George Parker and Ralph Atkins in FT (13/06/2006, “Lithuania set to become victim of tough EU single currency stance”) confirm the determination of the Baltic State to join the single currency – its central bank is expected to apply for euro membership amid warnings that its application will be rejected. Joaquim Alumnia the EU monetary affairs commissioner warned against the “unpleasantness” of getting a negative answer.
Lithuania aims at joining the Euro together with Slovenia on the 1st of May, but higher inflation expected at the end of the year would breach the benchmark MC levels.
The authors justly underline the fact that the sharp contrast of the scrutiny the Baltic States are subject to with the politically fueled rush that at the wake of the formation of the common currency at the beginning of the 1990s.

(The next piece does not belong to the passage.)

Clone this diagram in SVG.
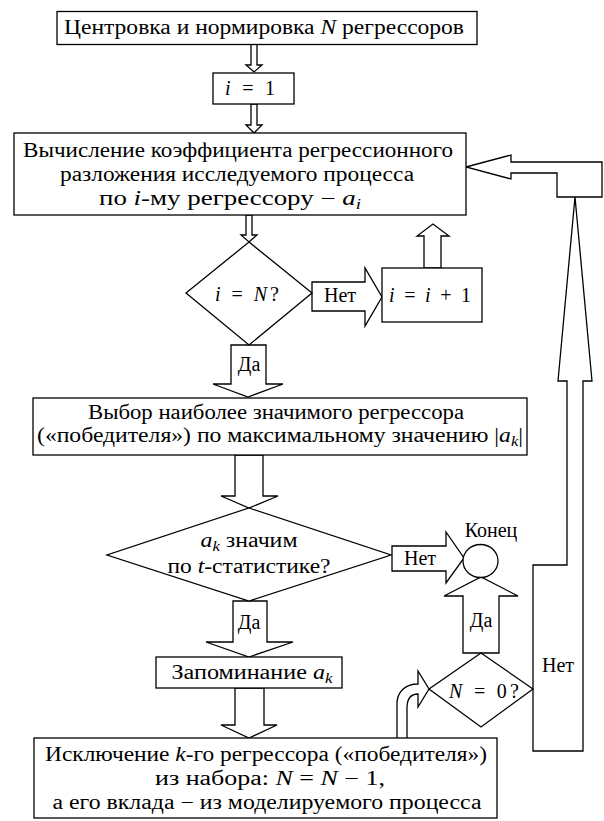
<svg xmlns="http://www.w3.org/2000/svg" width="604" height="821" viewBox="0 0 604 821" font-family="Liberation Serif, serif">
<style>
.b{fill:#fff;stroke:#000;stroke-width:1.3;stroke-linejoin:miter}
.c{fill:#fff;stroke:#000;stroke-width:1.3;stroke-linejoin:miter}
text{font-size:20px;fill:#000;text-anchor:middle}
.i{font-style:italic}
.s{font-style:italic;font-size:14px}
</style>
<rect x="0" y="0" width="604" height="821" fill="#fff"/>
<g id="connectors">
<polygon class="c" points="251,44 257,44 257,65 262,65 254,72 246,65 251,65"/>
<polygon class="c" points="251,104 257,104 257,125 262,125 254,133 246,125 251,125"/>
<polygon class="c" points="246,215 252,215 252,235 257,235 249,242 241,235 246,235"/>
<polygon class="c" points="312,282 365,282 365,268 382,297 365,326 365,311 312,311"/>
<polygon class="c" points="424,268 424,236 417,236 433,224 449,236 441,236 441,268"/>
<polygon class="c" points="231,345 266,345 266,384 283,384 248,397 213,384 231,384"/>
<polygon class="c" points="235,455 263,455 263,496 278,496 249,508 221,496 235,496"/>
<polygon class="c" points="392,546 446,546 446,532 464,558 446,583 446,571 392,571"/>
<polygon class="c" points="233,601 267,601 267,642 293,642 249,657 206,642 233,642"/>
<polygon class="c" points="235,688 264,688 264,725 277,725 249,738 221,725 235,725"/>
<polygon class="c" points="463,653 463,596 444,596 481,577 518,596 499,596 499,653"/>
<path class="c" d="M397,738 L397,704 C397,692 405,684 418,684 L418,671 L429,689 L418,707 L418,694 C411,694 407,699 407,708 L407,738"/>
<polygon class="c" points="533,565 567,565 567,381 558,381 575,197 592,381 583,381 583,751 533,751"/>
<polygon class="c" points="466,167 511,155 511,162 602,162 602,197 557,197 557,173 511,173 511,179"/>
<text font-family="Liberation Serif" x="249" y="371">Да</text>
<text font-family="Liberation Serif" x="340" y="302">Нет</text>
<text font-family="Liberation Serif" x="420" y="565">Нет</text>
<text font-family="Liberation Serif" x="249" y="629">Да</text>
<text font-family="Liberation Serif" x="481" y="627">Да</text>
<text font-family="Liberation Serif" x="558" y="672">Нет</text>
</g>
<g id="n1">
<rect class="b" x="57" y="11.5" width="420" height="33"/>
<text font-family="Liberation Serif" x="264" y="34" textLength="400" lengthAdjust="spacingAndGlyphs">Центровка и нормировка <tspan class="i">N</tspan> регрессоров</text>
</g>
<g id="n2">
<rect class="b" x="213" y="73" width="81" height="31"/>
<text font-family="Liberation Serif" x="250" y="95" textLength="50" lengthAdjust="spacing"><tspan class="i">i</tspan> = 1</text>
</g>
<g id="n3">
<rect class="b" x="14" y="133" width="452" height="82"/>
<text font-family="Liberation Serif" x="238" y="157" textLength="430" lengthAdjust="spacingAndGlyphs">Вычисление коэффициента регрессионного</text>
<text font-family="Liberation Serif" x="237" y="181" textLength="354" lengthAdjust="spacingAndGlyphs">разложения исследуемого процесса</text>
<text font-family="Liberation Serif" x="230" y="205" textLength="262" lengthAdjust="spacingAndGlyphs">по <tspan class="i">i</tspan>-му регрессору − <tspan class="i">a</tspan><tspan class="s" dy="4">i</tspan></text>
</g>
<g id="n4">
<polygon class="b" points="249,242 312,293 249,345 186,293"/>
<text font-family="Liberation Serif" x="247" y="301" textLength="64" lengthAdjust="spacing"><tspan class="i">i</tspan> = <tspan class="i">N</tspan>?</text>
</g>
<g id="n5">
<rect class="b" x="382" y="268" width="100" height="54"/>
<text font-family="Liberation Serif" x="430" y="302" textLength="82" lengthAdjust="spacing"><tspan class="i">i</tspan> = <tspan class="i">i</tspan> + 1</text>
</g>
<g id="n6">
<rect class="b" x="33" y="398" width="494" height="57"/>
<text font-family="Liberation Serif" x="276" y="419" textLength="376" lengthAdjust="spacingAndGlyphs">Выбор наиболее значимого регрессора</text>
<text font-family="Liberation Serif" x="280" y="442" textLength="486" lengthAdjust="spacingAndGlyphs">(«победителя») по максимальному значению |<tspan class="i">a</tspan><tspan class="s" dy="4">k</tspan><tspan dy="-4">|</tspan></text>
</g>
<g id="n7">
<polygon class="b" points="249,508 391,555 249,601 107,555"/>
<text font-family="Liberation Serif" x="249" y="547" textLength="97" lengthAdjust="spacingAndGlyphs"><tspan class="i">a</tspan><tspan class="s" dy="4">k</tspan><tspan dy="-4"> значим</tspan></text>
<text font-family="Liberation Serif" x="249" y="573" textLength="163" lengthAdjust="spacingAndGlyphs">по <tspan class="i">t</tspan>-статистике?</text>
</g>
<g id="n8">
<ellipse class="b" cx="480.5" cy="561" rx="17.5" ry="16.5"/>
<text font-family="Liberation Serif" x="491" y="537">Конец</text>
</g>
<g id="n9">
<rect class="b" x="156" y="657" width="186" height="31"/>
<text font-family="Liberation Serif" x="252" y="679" textLength="161" lengthAdjust="spacingAndGlyphs">Запоминание <tspan class="i">a</tspan><tspan class="s" dy="4">k</tspan></text>
</g>
<g id="n10">
<polygon class="b" points="481,653 533,689 481,727 429,689"/>
<text font-family="Liberation Serif" x="484" y="698" textLength="70" lengthAdjust="spacing"><tspan class="i">N</tspan> = 0?</text>
</g>
<g id="n11">
<rect class="b" x="34" y="738" width="463" height="80"/>
<text font-family="Liberation Serif" x="266" y="761" textLength="442" lengthAdjust="spacingAndGlyphs">Исключение <tspan class="i">k</tspan>-го регрессора («победителя»)</text>
<text font-family="Liberation Serif" x="270" y="785" textLength="230" lengthAdjust="spacingAndGlyphs">из набора: <tspan class="i">N</tspan> = <tspan class="i">N</tspan> − 1,</text>
<text font-family="Liberation Serif" x="267" y="809" textLength="429" lengthAdjust="spacingAndGlyphs">а его вклада − из моделируемого процесса</text>
</g>
</svg>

They also quote Bruegel, a Brussels think-tank that claims the undervaluation of the adverse side of “premature” EMU entry, allegedly the case of Italy and Portugal, and the loss of the possibility to devalue currency as a response to shocks may be problematic in the case of rapidly growing Baltics. Needless to say, the currency board experience of Lithuania shows it does not tend to rely on the devaluation tool. Moreover, there is not much evidence that the Lithuanian currency is undervalued at the moment - the CA is in deficit, mainly due to rising imports of services.
If due to rapid growth the real exchange rate (RER) appreciated and was to adjust because of mounting pressures we must compare the effects of a sudden devaluation of the currency with nominal price and wage adjustments, be it inside or outside the euro. On the other hand, as the Baltics claim, their CA deficits are in large part due to FDI inflows, and once the effect of such investments kick in, exports should rise and close this gap. Moreover, as visible in Charts 7 and 8 of the report by Alan Ahearne and Jean Pisani-Ferry (The Euro: only for the agile ) the cumulative RER appreciation is lower in the Baltics than in most NMS – being a source of the recent inflation.
Whether Lithuania is trying to signal its commitment, hoping for luck, be it in lower-than-expected inflation or in putting some pressure on loosening of the EC stance, that is a different question, though betting against an explicit rejection may turn out costly – unless one is willing to go as far as to adopt the euro unilaterally.